7 Super Niche Design Jobs
Design is a very diverse field of study. It encompasses everything from graphic design to fashion design to video game design. While it is good to have an understanding of different specializations, being a master of one niche helps you find your place in the design world. So I wanted to look for some of the oddest and most niche design related jobs that I could find. Maybe these can spark your creativity and help you find your design career path.
Ski Trail Map designer
I love skiing so when I reading an article about a ski trail map designer intrigued me. Even as a designer, I had never thought about this being its own field of design and the intricacies that come with designing a ski trail map.
“Chances are you’ve seen a James Niehues painting before, but you didn’t know it. His canvas is the ski trail map, which is often overlooked for its artistic value. But since 1986, Niehues has created more than 240 different maps for resorts on five continents including Aspen Highlands, Sun Valley, Vail, Whistler Blackcomb, and Big Sky.”
Movie/TV Show graphic designer
While working for Pixar is my ultimate dream, doing graphic design for any sort of movie would be so much fun, I think. It’s another position that many people don’t think about when they sit down in a theater, but anything created by a graphic designer in this world is created by a graphic designer for the movie world, whatever the time period or location.
“It’s a creative position that many of us haven’t thought about much, but just about every modern movie has at least one graphic designer working hard behind the scenes. Annie Atkins specializes in designing graphic props and set pieces for TV shows and feature films.”
Movie Title Designer
The title sequence before a movie must hook the audience into the story and introduce the themes and ideas that will be addressed. It is its own design problem that a title designer tries to tackle.
“A long time ago in a galaxy far far away film titles – the graphic image or sequence at the opening of a movie – were simply hand-illustrated cards photographed and inserted into a film. Today, they are much like a mini-movie showcases the art of graphic design with filmmaking.”
White House Creative Director
Even the President and the White House has a design team to help spread the administration's message in print and digitally, like social media.
“ODS is engaged on a range of key issues for the Obama Administration, from WhiteHouse.gov and the “We the People” petitions platform to all White House social media presences. Everyone on the team wears multiple hats, contributes big and small ideas to the digital strategy behind the Obama Administration, executes in hyper speed and has a lot of fun.”
Store Smell Designer
This may be one of the oddest of the bunch. But I love to read about design problems that if done right, you don’t even think about it as a problem in the first place.

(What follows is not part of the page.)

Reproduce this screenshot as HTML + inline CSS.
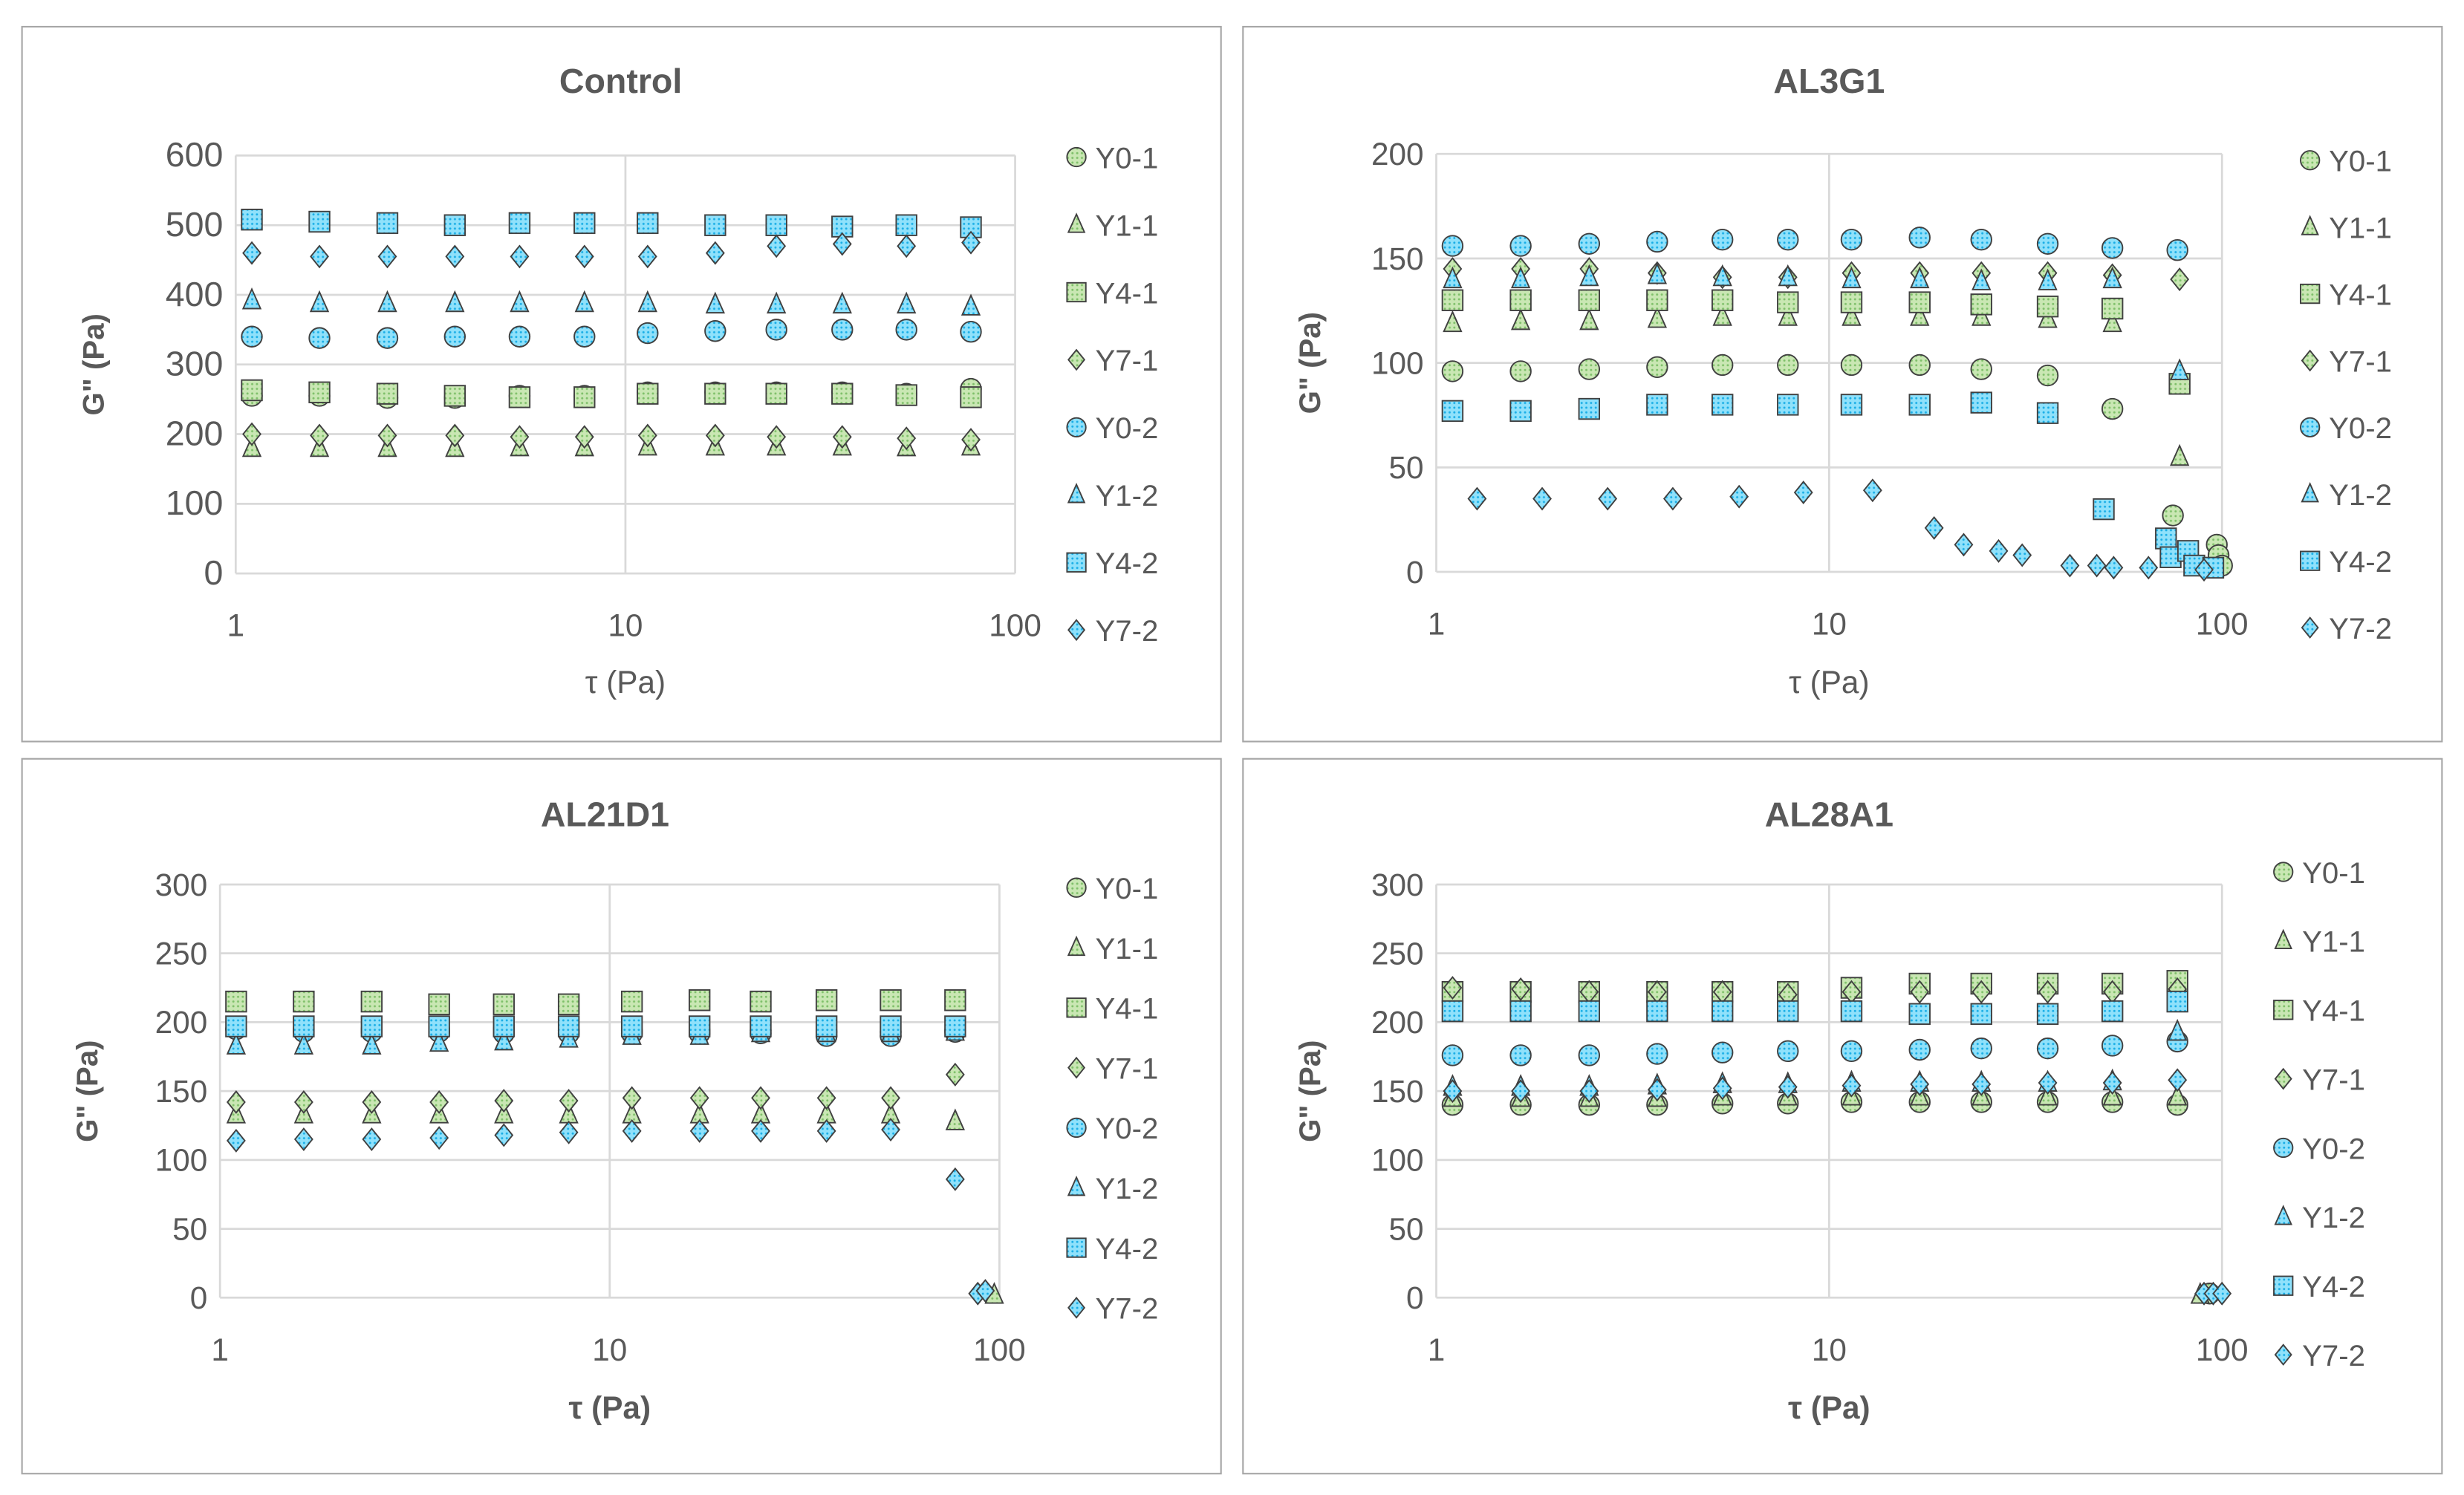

“The chief problem of designing the smell of a place comes down the invasiveness of scent. Unlike something we may see that we don’t particularly like, smell enters your body on a physical level—and you can't turn away from it. You more or less taste it. ‘The bar is very high to putting scent in a public space. People coming into that space have not chosen to experience scent. It’s not like your house where you [might light a candle],’ says Weening. ‘You walk into a hotel lobby and you haven't chosen it. What it means is the scent has to be really good, subtle, the same all the time, very uniform. All of those are significant technical challenges.’”
Nike Creative Team
I didn’t realize that Nike had its own creative team to facilitate team rebrands and create custom typefaces for the NCAA.
“Shaner, a seven-year Nike vet, works with Nike’s Ryan Wilmot and Matt Smith to build NCAA program identities. Designing custom typefaces sits as a featured aspect.
“‘We see it as a system and the type is a huge part of that system, especially how it expresses itself on product, merchandise and uniforms,’ Shaner says. ‘Type, including the number sets, are a huge part.’”
Macy’s Studio - Parade Balloon designer
I would love to get a tour of this facility and see behind-the-scenes of the Macy’s Thanksgiving Day Parade. I watch the parade every year to see the amazing balloons that they created for the event.
“Housed in a relatively understated, three-story brick building, Macy’s Studio is not filled with toys, but, instead, wondrous holiday creations that boggle the mind. Year-round, a team of designers, builders and artists craft the floats and giant balloons that populate the annual holiday season extravaganza known as the Macy’s Thanksgiving Day Parade.”
Which of these niche design jobs would you like to have?